The Social Security Administration (SSA) predicts Social Security will be insolvent by 2035. Insolvent doesn’t mean no payments will be made; it means the trust fund that benefits are paid out of will have no assets. It sounds almost the same, but the distinction is important. Benefits will continue to be paid, but the only money available to pay with is whatever the working class is currently paying in. If this sounds vaguely familiar, try googling “Ponzi Scheme”.
The SSA estimates that in 2035, and onward, tax payments made to Social Security will cover about 75% of the benefit level. The Social Security Act has a special provision that doesn’t allow borrowing to pay benefits. As it’s currently structured, the Social Security Trust Fund cannot go negative. If nothing changes, benefit checks will be reduced by 25% in 2035. That’s just math.
What’s My Prediction?
The primary goal of Social Security is preventing a destitute elderly population. I think this means anyone not at risk of being homeless or hungry will have their benefits cut. If you save a large sum in your retirement accounts (like 401ks), or have high lifetime earnings, I think your Social Security benefits will be reduced. In this way prolific savers will be penalized for having saved. I also think the tax rate, wage base, and benefit eligibility age will continue going up.

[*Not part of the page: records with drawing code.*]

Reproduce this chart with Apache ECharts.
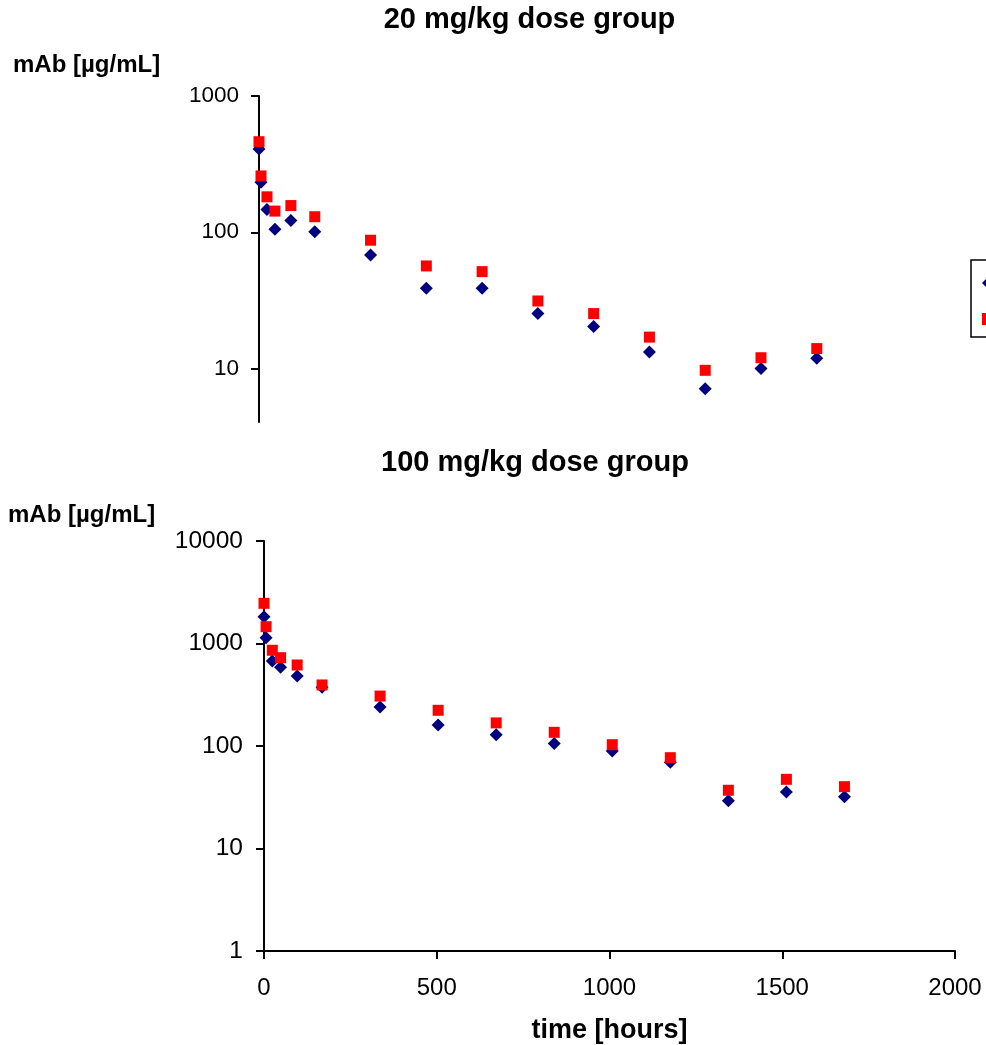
<!DOCTYPE html>
<html>
<head>
<meta charset="utf-8">
<script src="https://cdn.jsdelivr.net/npm/echarts@6/dist/echarts.min.js"></script>
<style>
  html, body { margin: 0; padding: 0; background: #fff; }
  #chart { width: 986px; height: 1045px; }
</style>
</head>
<body>
<div id="chart"></div>
<script>
// Sampling times, hours after dosing
const timeHours = [0, 6, 24, 48, 96, 168, 336, 504, 672, 840, 1008, 1176, 1344, 1512, 1680];

// 20 mg/kg dose group, mAb concentration in µg/mL
const dose20Series1 = [408, 233, 147, 105, 122, 101, 68, 38.8, 38.8, 25.3, 20.3, 13.2, 7.1, 10.0, 11.9];
const dose20Series2 = [462, 259, 182, 143, 157, 130, 87.4, 56.6, 51.4, 31.3, 25.3, 17.0, 9.7, 12.0, 14.0];

// 100 mg/kg dose group, mAb concentration in µg/mL
const dose100Series1 = [1825, 1140, 675, 586, 482, 374, 240, 160, 129, 106, 89.4, 69.3, 29.3, 35.6, 32.0];
const dose100Series2 = [2466, 1459, 859, 727, 617, 394, 307, 223, 168, 136, 103, 76.9, 37.0, 47.3, 40.1];

// Axis ticks
const yTicks20 = [10, 100, 1000];
const yTicks100 = [1, 10, 100, 1000, 10000];
const xTicks = [0, 500, 1000, 1500, 2000];

const seriesNames = ['Series1', 'Series2'];
const titles = ['20 mg/kg dose group', '100 mg/kg dose group'];
const yAxisTitle = 'mAb [µg/mL]';
const xAxisTitle = 'time [hours]';

const FONT = '"Liberation Sans", Arial, sans-serif';
const BLUE = '#000080';
const RED = '#FF0000';
const AXIS_WIDTH = 2;

const pairs = (xs, ys) => xs.map((x, i) => [x, ys[i]]);
const plain = v => String(Math.round(v));

function yAxisFor(gridIndex, ticks, min, max, fontSize, margin) {
  return {
    gridIndex,
    type: 'log',
    logBase: 10,
    min,
    max,
    axisLine: { show: true, lineStyle: { color: '#000', width: AXIS_WIDTH } },
    axisTick: { show: true, length: 8, customValues: ticks, lineStyle: { color: '#000', width: AXIS_WIDTH } },
    axisLabel: {
      show: true, customValues: ticks, margin, formatter: plain,
      color: '#000', fontSize, fontFamily: FONT
    },
    splitLine: { show: false }
  };
}

const chart = echarts.init(document.getElementById('chart'), null, { renderer: 'canvas' });

chart.setOption({
  backgroundColor: '#fff',
  animation: false,
  grid: [
    { left: 259, top: 96, width: 664, height: 326 },
    { left: 264, top: 541, width: 691, height: 410 }
  ],
  xAxis: [
    { gridIndex: 0, type: 'value', min: 0, max: 2000, show: false },
    {
      gridIndex: 1, type: 'value', min: 0, max: 2000, interval: 500,
      axisLine: { show: true, lineStyle: { color: '#000', width: AXIS_WIDTH } },
      axisTick: { show: true, length: 8, customValues: xTicks, lineStyle: { color: '#000', width: AXIS_WIDTH } },
      axisLabel: { customValues: xTicks, margin: 25, formatter: plain, color: '#000', fontSize: 24, fontFamily: FONT },
      splitLine: { show: false },
      name: xAxisTitle,
      nameLocation: 'middle',
      nameGap: 66,
      nameTextStyle: { color: '#000', fontSize: 27, fontWeight: 'bold', fontFamily: FONT }
    }
  ],
  yAxis: [
    yAxisFor(0, yTicks20, 4.05, 1000, 22.5, 20),
    yAxisFor(1, yTicks100, 1, 10000, 24.5, 21)
  ],
  legend: {
    orient: 'vertical',
    left: 971,
    top: 260,
    padding: [12, 8, 7, 11],
    itemGap: 14,
    itemWidth: 12,
    itemHeight: 12,
    borderColor: '#000',
    borderWidth: 1.5,
    borderRadius: 0,
    textStyle: { color: '#000', fontSize: 22, fontFamily: FONT },
    data: seriesNames
  },
  graphic: [
    { type: 'text', x: 529.5, y: 20, style: { text: titles[0], font: 'bold 29px ' + FONT, fill: '#000', textAlign: 'center', textVerticalAlign: 'middle' } },
    { type: 'text', x: 535, y: 463, style: { text: titles[1], font: 'bold 29px ' + FONT, fill: '#000', textAlign: 'center', textVerticalAlign: 'middle' } },
    { type: 'text', x: 13, y: 65, style: { text: yAxisTitle, font: 'bold 24px ' + FONT, fill: '#000', textAlign: 'left', textVerticalAlign: 'middle' } },
    { type: 'text', x: 8, y: 515, style: { text: yAxisTitle, font: 'bold 24px ' + FONT, fill: '#000', textAlign: 'left', textVerticalAlign: 'middle' } }
  ],
  series: [
    {
      name: seriesNames[0], type: 'scatter', xAxisIndex: 0, yAxisIndex: 0,
      symbol: 'diamond', symbolSize: 13, itemStyle: { color: BLUE, opacity: 1 },
      data: pairs(timeHours, dose20Series1), z: 2
    },
    {
      name: seriesNames[1], type: 'scatter', xAxisIndex: 0, yAxisIndex: 0,
      symbol: 'rect', symbolSize: 11, itemStyle: { color: RED, opacity: 1 },
      data: pairs(timeHours, dose20Series2), z: 3
    },
    {
      name: seriesNames[0], type: 'scatter', xAxisIndex: 1, yAxisIndex: 1,
      symbol: 'diamond', symbolSize: 13, itemStyle: { color: BLUE, opacity: 1 },
      data: pairs(timeHours, dose100Series1), z: 2
    },
    {
      name: seriesNames[1], type: 'scatter', xAxisIndex: 1, yAxisIndex: 1,
      symbol: 'rect', symbolSize: 11, itemStyle: { color: RED, opacity: 1 },
      data: pairs(timeHours, dose100Series2), z: 3
    }
  ]
});
</script>
</body>
</html>
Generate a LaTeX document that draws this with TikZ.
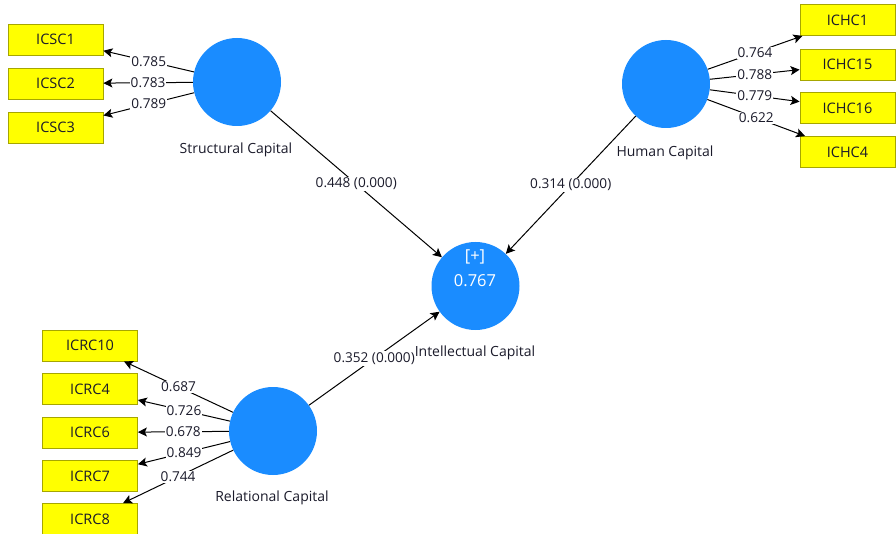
\documentclass[tikz,border=0pt]{standalone}
\usepackage{fontspec}
\setmainfont{Open Sans}
\usetikzlibrary{arrows.meta}

\definecolor{lvblue}{HTML}{1A8CFF}
\definecolor{mvyellow}{HTML}{FFFF00}
\definecolor{mvborder}{HTML}{A6A600}
\definecolor{txtdark}{HTML}{1A1A2A}

\begin{document}
\begin{tikzpicture}[x=1pt,y=-1pt,
    latent/.style={circle,fill=lvblue,minimum size=88pt,inner sep=0pt},
    indicator/.style={rectangle,fill=mvyellow,draw=mvborder,line width=0.8pt,
        minimum width=95pt,minimum height=31pt,inner sep=0pt,
        font=\fontsize{14.5}{16}\selectfont,text=txtdark},
    loading/.style={draw=black,line width=1pt,-{Stealth[length=9pt,width=9pt,inset=2pt]}},
    weight/.style={fill=white,inner sep=1pt,font=\fontsize{13.6}{15}\selectfont,text=txtdark},
    lvname/.style={font=\fontsize{14}{16}\selectfont,text=txtdark},
    lvvalue/.style={font=\fontsize{16.5}{18}\selectfont,text=white}]

\useasboundingbox (0,0) rectangle (896,534);

% latent variables
\node[latent] (sc) at (237,82) {};
\node[lvname] (sclabel) at (236,150) {Structural Capital};
\node[latent] (hc) at (666,84) {};
\node[lvname] (hclabel) at (665,153) {Human Capital};
\node[latent] (rc) at (273,431) {};
\node[lvname] (rclabel) at (272,498) {Relational Capital};
\node[latent] (ic) at (475.5,286) {};
\node[lvvalue] (icplus) at (475,257) {[+]};
\node[lvvalue] (icr2) at (475,281) {0.767};

% indicators
\foreach \name/\y in {ICSC1/39.5, ICSC2/83.5, ICSC3/127.5}
    \node[indicator] (\name) at (55.5,\y) {\name};
\foreach \name/\y in {ICHC1/20, ICHC15/64.5, ICHC16/108, ICHC4/152}
    \node[indicator] (\name) at (847.5,\y) {\name};
\foreach \name/\y in {ICRC10/345.5, ICRC4/389, ICRC6/432.5, ICRC7/476, ICRC8/519}
    \node[indicator] (\name) at (90,\y) {\name};

% outer loadings
\foreach \name/\w in {ICSC1/0.785, ICSC2/0.783, ICSC3/0.789}
    \draw[loading] (sc) -- node[weight] {\w} (\name);
\foreach \name/\w in {ICHC1/0.764, ICHC15/0.788, ICHC16/0.779, ICHC4/0.622}
    \draw[loading] (hc) -- node[weight] {\w} (\name);
\foreach \name/\w in {ICRC10/0.687, ICRC4/0.726, ICRC6/0.678, ICRC7/0.849, ICRC8/0.744}
    \draw[loading] (rc) -- node[weight] {\w} (\name);

% path coefficients
\draw[loading] (sc) -- node[weight] {0.448 (0.000)} (ic);
\draw[loading] (hc) -- node[weight] {0.314 (0.000)} (ic);
\draw[loading] (rc) -- node[weight] {0.352 (0.000)} (ic);

\node[lvname] (iclabel) at (475,353) {Intellectual Capital};

\end{tikzpicture}
\end{document}
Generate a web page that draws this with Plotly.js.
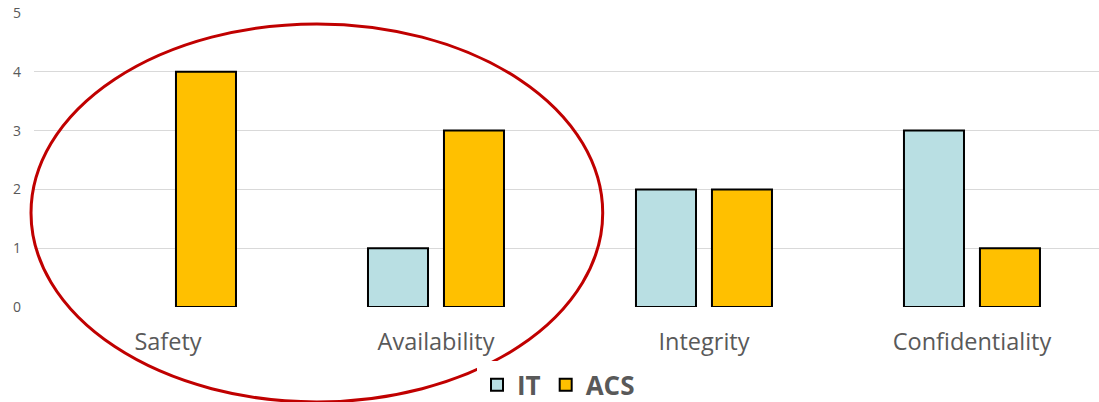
<!DOCTYPE html>
<html>
<head>
<meta charset="utf-8">
<script src="https://cdn.plot.ly/plotly-3.0.1.min.js"></script>
<style>html,body{margin:0;padding:0;background:#fff;}#chart{width:1099px;height:402px;}</style>
</head>
<body>
<div id="chart"></div>
<script>
const categories = ["Safety", "Availability", "Integrity", "Confidentiality"];
const itValues = [0, 1, 2, 3];
const acsValues = [4, 3, 2, 1];
const seriesNames = ["IT", "ACS"];
const yTicks = [0, 1, 2, 3, 4, 5];

// zero-height bars get no visible outline (they are "unselected" and fully transparent)
const nonZero = vals => vals.map((v, i) => (v === 0 ? -1 : i)).filter(i => i >= 0);

const data = [
  {type: "bar", name: seriesNames[0], x: categories, y: itValues,
   selectedpoints: nonZero(itValues), unselected: {marker: {opacity: 0}}, selected: {marker: {opacity: 1}},
   marker: {color: "#b9dfe3", line: {color: "#000", width: 2}}},
  {type: "bar", name: seriesNames[1], x: categories, y: acsValues,
   selectedpoints: nonZero(acsValues), unselected: {marker: {opacity: 0}}, selected: {marker: {opacity: 1}},
   marker: {color: "#ffc000", line: {color: "#000", width: 2}}}
];

const layout = {
  width: 1099, height: 402,
  margin: {l: 34, r: 0, t: 13, b: 95, autoexpand: false},
  paper_bgcolor: "#fff", plot_bgcolor: "#fff",
  font: {family: "Open Sans, sans-serif", color: "#595959"},
  barmode: "group",
  bargap: 0.433,
  bargroupgap: 0.21,
  showlegend: true,
  legend: {orientation: "h", x: 0.4925, xanchor: "center", y: -0.265, yanchor: "middle",
           font: {size: 26, color: "#595959", weight: "bold"}, tracegroupgap: 0},
  xaxis: {type: "category", range: [-0.5, 3.474], showgrid: false, zeroline: false,
          showline: false, ticks: "", ticklabelstandoff: 18,
          tickfont: {size: 23.5, color: "#595959"}},
  yaxis: {range: [0, 5], tickvals: yTicks, showgrid: true, gridcolor: "#d9d9d9", gridwidth: 1,
          zeroline: false, showline: false, ticks: "", ticklabelstandoff: 12,
          tickfont: {size: 14, color: "#595959"}},
  shapes: [
    {type: "circle", xref: "paper", yref: "paper",
     x0: -0.0028, x1: 0.534, y0: -0.323, y1: 0.963,
     line: {color: "#c00000", width: 3}, fillcolor: "rgba(0,0,0,0)", layer: "above"}
  ]
};

Plotly.newPlot("chart", data, layout, {displayModeBar: false, staticPlot: true});
</script>
</body>
</html>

Please don’t mistake this for a doomsday tirade. The Social Security shortfall is not as end-of-the-world scary as some pundits would have you believe. For one, worst case scenario is benefits are cut to 75%, not zero. Secondly, the SSA projects that the future shortfall could be remedied with a 2% increase in the payroll tax rate. And finally, this has happened before. Social Security faced a similar projected future shortfall in 1983 and the program was reformed. Pretty much everyone agrees another reform is necessary, and it will require either raising taxes or reducing benefits (or both), but no need to start hoarding canned goods, reforming a major public program every 35 years seems pretty reasonable to me.